INSTRUCTIONS FOR THE TASK → Omit all images. Transcribe the rest of the material below exactly.
::::
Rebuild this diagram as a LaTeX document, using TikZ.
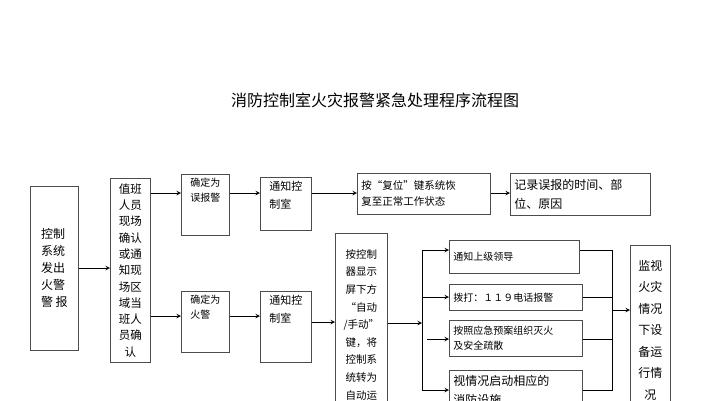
\documentclass[tikz,border=0pt]{standalone}
\usepackage{fontspec}
\setmainfont{Noto Sans CJK SC}
\usetikzlibrary{arrows}
\tikzstyle{box} = [rectangle, draw=black!70, line width=0.8pt, inner sep=4pt, font=\fontsize{10.5}{18}\selectfont, align=left, anchor=north west]
\tikzstyle{arrow} = [line width=1pt,->,>=stealth]

\begin{document}
\begin{tikzpicture}[x=1pt,y=-1pt]
    \useasboundingbox (0,0) rectangle (707,400);
    \clip (0,0) rectangle (707,400);

        % Title
        \node (title) at (375,100) {\fontsize{16}{18}\selectfont 消防控制室火灾报警紧急处理程序流程图};

        % Nodes
        \node (alarm) [box, minimum width=48pt, minimum height=164pt, font=\fontsize{12}{17}\selectfont] at (30,186) {控制\\系统\\发出\\火警\\警\ 报};
        \node (check) [box, minimum width=40pt, minimum height=184pt, inner sep=2pt, font=\fontsize{11.5}{16.3}\selectfont, align=center] at (110,178) {值班\\人员\\现场\\确认\\或通\\知现\\场区\\域当\\班人\\员确\\认};
        \node (falseAlarm) [box, minimum width=48pt, minimum height=58pt, font=\fontsize{10}{15}\selectfont] at (181,174) {确定为\\误报警\\ \\};
        \node (fireAlarm) [box, minimum width=48pt, minimum height=59pt, font=\fontsize{10}{15}\selectfont] at (181,291) {确定为\\火警\\ \\};
        \node (notify1) [box, minimum width=51pt, minimum height=53pt, font=\fontsize{11}{18}\selectfont] at (260,177) {通知控\\制室\\};
        \node (notify2) [box, minimum width=51pt, minimum height=59pt, font=\fontsize{11}{18}\selectfont] at (260,291) {通知控\\制室\\ \\};
        \node (reset) [box, text width=125pt, minimum height=41pt, font=\fontsize{10.5}{16}\selectfont] at (357,173) {按“复位”键系统恢\\复至正常工作状态};
        \node (record) [box, text width=132pt, minimum height=42pt, font=\fontsize{12}{19}\selectfont] at (510,173) {记录误报的时间、部\\位、原因};
        \node (auto) [box, minimum width=52pt, minimum height=200pt, inner sep=2pt, font=\fontsize{10.5}{17.6}\selectfont, align=center] at (335,233) {按控制\\器显示\\屏下方\\“自动\\/手动”\\键，将\\控制系\\统转为\\自动运\\行状态};
        \node (leader) [box, text width=122pt, minimum height=33pt, font=\fontsize{10}{15}\selectfont] at (449,240) {通知上级领导\\};
        \node (call) [box, text width=125pt, minimum height=26pt, font=\fontsize{10}{15}\selectfont] at (449,284) {拨打：１１９电话报警};
        \node (evacuate) [box, text width=125pt, minimum height=36pt, font=\fontsize{10}{15}\selectfont] at (449,320) {按照应急预案组织灭火\\及安全疏散};
        \node (facility) [box, text width=125pt, minimum height=40pt, font=\fontsize{12}{19}\selectfont] at (449,370) {视情况启动相应的\\消防设施};
        \node (monitor) [box, minimum width=40pt, minimum height=170pt, inner sep=3pt, font=\fontsize{12}{21.5}\selectfont, align=center] at (630,245) {监视\\火灾\\情况\\下设\\备运\\行情\\况};

        % Junctions
        \coordinate (splitTop) at (422,250);
        \coordinate (splitBot) at (422,390);
        \coordinate (joinTop) at (612,250);
        \coordinate (joinBot) at (612,390);

        % Arrows
        \draw [arrow] (alarm.east |- 0,268) -- (check.west |- 0,268);
        \draw [arrow] (check.east |- 0,193) -- (falseAlarm.west |- 0,193);
        \draw [arrow] (check.east |- 0,316) -- (fireAlarm.west |- 0,316);
        \draw [arrow] (falseAlarm.east |- 0,193) -- (notify1.west |- 0,193);
        \draw [arrow] (fireAlarm.east |- 0,316) -- (notify2.west |- 0,316);
        \draw [arrow] (notify1.east |- 0,193) -- (reset.west |- 0,193);
        \draw [arrow] (reset.east |- 0,193) -- (record.west |- 0,193);
        \draw [arrow] (notify2.east |- 0,322) -- (auto.west |- 0,322);
        \draw [arrow] (auto.east |- 0,323) -- (splitTop |- 0,323);
        \draw [line width=1pt] (splitTop) -- (splitBot);
        \draw [arrow] (splitTop) -- (leader.west |- splitTop);
        \draw [arrow] (splitTop |- 0,297) -- (call.west |- 0,297);
        \draw [arrow] (427,339) -- (evacuate.west |- 0,339);
        \draw [arrow] (splitBot) -- (facility.west |- splitBot);
        \draw [line width=1pt] (leader.east |- joinTop) -- (joinTop) -- (joinBot) -- (facility.east |- joinBot);
        \draw [line width=1pt] (call.east |- 0,297) -- (joinTop |- 0,297);
        \draw [line width=1pt] (evacuate.east |- 0,339) -- (joinTop |- 0,339);
        \draw [arrow] (joinTop |- 0,310) -- (monitor.west |- 0,310);

\end{tikzpicture}
\end{document}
::::
CORRECT ANSWER →
Rebuild this diagram as a LaTeX document, using TikZ.
\documentclass[tikz,border=0pt]{standalone}
\usepackage{fontspec}
\setmainfont{Noto Sans CJK SC}
\usetikzlibrary{arrows}
\tikzstyle{box} = [rectangle, draw=black!70, line width=0.8pt, inner sep=4pt, font=\fontsize{10.5}{18}\selectfont, align=left, anchor=north west]
\tikzstyle{arrow} = [line width=1pt,->,>=stealth]

\begin{document}
\begin{tikzpicture}[x=1pt,y=-1pt]
    \useasboundingbox (0,0) rectangle (707,400);
    \clip (0,0) rectangle (707,400);

        % Title
        \node (title) at (375,100) {\fontsize{16}{18}\selectfont 消防控制室火灾报警紧急处理程序流程图};

        % Nodes
        \node (alarm) [box, minimum width=48pt, minimum height=164pt, font=\fontsize{12}{17}\selectfont] at (30,186) {控制\\系统\\发出\\火警\\警\ 报};
        \node (check) [box, minimum width=40pt, minimum height=184pt, inner sep=2pt, font=\fontsize{11.5}{16.3}\selectfont, align=center] at (110,178) {值班\\人员\\现场\\确认\\或通\\知现\\场区\\域当\\班人\\员确\\认};
        \node (falseAlarm) [box, minimum width=48pt, minimum height=58pt, font=\fontsize{10}{15}\selectfont] at (181,174) {确定为\\误报警\\ \\};
        \node (fireAlarm) [box, minimum width=48pt, minimum height=59pt, font=\fontsize{10}{15}\selectfont] at (181,291) {确定为\\火警\\ \\};
        \node (notify1) [box, minimum width=51pt, minimum height=53pt, font=\fontsize{11}{18}\selectfont] at (260,177) {通知控\\制室\\};
        \node (notify2) [box, minimum width=51pt, minimum height=59pt, font=\fontsize{11}{18}\selectfont] at (260,291) {通知控\\制室\\ \\};
        \node (reset) [box, text width=125pt, minimum height=41pt, font=\fontsize{10.5}{16}\selectfont] at (357,173) {按“复位”键系统恢\\复至正常工作状态};
        \node (record) [box, text width=132pt, minimum height=42pt, font=\fontsize{12}{19}\selectfont] at (510,173) {记录误报的时间、部\\位、原因};
        \node (auto) [box, minimum width=52pt, minimum height=200pt, inner sep=2pt, font=\fontsize{10.5}{17.6}\selectfont, align=center] at (335,233) {按控制\\器显示\\屏下方\\“自动\\/手动”\\键，将\\控制系\\统转为\\自动运\\行状态};
        \node (leader) [box, text width=122pt, minimum height=33pt, font=\fontsize{10}{15}\selectfont] at (449,240) {通知上级领导\\};
        \node (call) [box, text width=125pt, minimum height=26pt, font=\fontsize{10}{15}\selectfont] at (449,284) {拨打：１１９电话报警};
        \node (evacuate) [box, text width=125pt, minimum height=36pt, font=\fontsize{10}{15}\selectfont] at (449,320) {按照应急预案组织灭火\\及安全疏散};
        \node (facility) [box, text width=125pt, minimum height=40pt, font=\fontsize{12}{19}\selectfont] at (449,370) {视情况启动相应的\\消防设施};
        \node (monitor) [box, minimum width=40pt, minimum height=170pt, inner sep=3pt, font=\fontsize{12}{21.5}\selectfont, align=center] at (630,245) {监视\\火灾\\情况\\下设\\备运\\行情\\况};

        % Junctions
        \coordinate (splitTop) at (422,250);
        \coordinate (splitBot) at (422,390);
        \coordinate (joinTop) at (612,250);
        \coordinate (joinBot) at (612,390);

        % Arrows
        \draw [arrow] (alarm.east |- 0,268) -- (check.west |- 0,268);
        \draw [arrow] (check.east |- 0,193) -- (falseAlarm.west |- 0,193);
        \draw [arrow] (check.east |- 0,316) -- (fireAlarm.west |- 0,316);
        \draw [arrow] (falseAlarm.east |- 0,193) -- (notify1.west |- 0,193);
        \draw [arrow] (fireAlarm.east |- 0,316) -- (notify2.west |- 0,316);
        \draw [arrow] (notify1.east |- 0,193) -- (reset.west |- 0,193);
        \draw [arrow] (reset.east |- 0,193) -- (record.west |- 0,193);
        \draw [arrow] (notify2.east |- 0,322) -- (auto.west |- 0,322);
        \draw [arrow] (auto.east |- 0,323) -- (splitTop |- 0,323);
        \draw [line width=1pt] (splitTop) -- (splitBot);
        \draw [arrow] (splitTop) -- (leader.west |- splitTop);
        \draw [arrow] (splitTop |- 0,297) -- (call.west |- 0,297);
        \draw [arrow] (427,339) -- (evacuate.west |- 0,339);
        \draw [arrow] (splitBot) -- (facility.west |- splitBot);
        \draw [line width=1pt] (leader.east |- joinTop) -- (joinTop) -- (joinBot) -- (facility.east |- joinBot);
        \draw [line width=1pt] (call.east |- 0,297) -- (joinTop |- 0,297);
        \draw [line width=1pt] (evacuate.east |- 0,339) -- (joinTop |- 0,339);
        \draw [arrow] (joinTop |- 0,310) -- (monitor.west |- 0,310);

\end{tikzpicture}
\end{document}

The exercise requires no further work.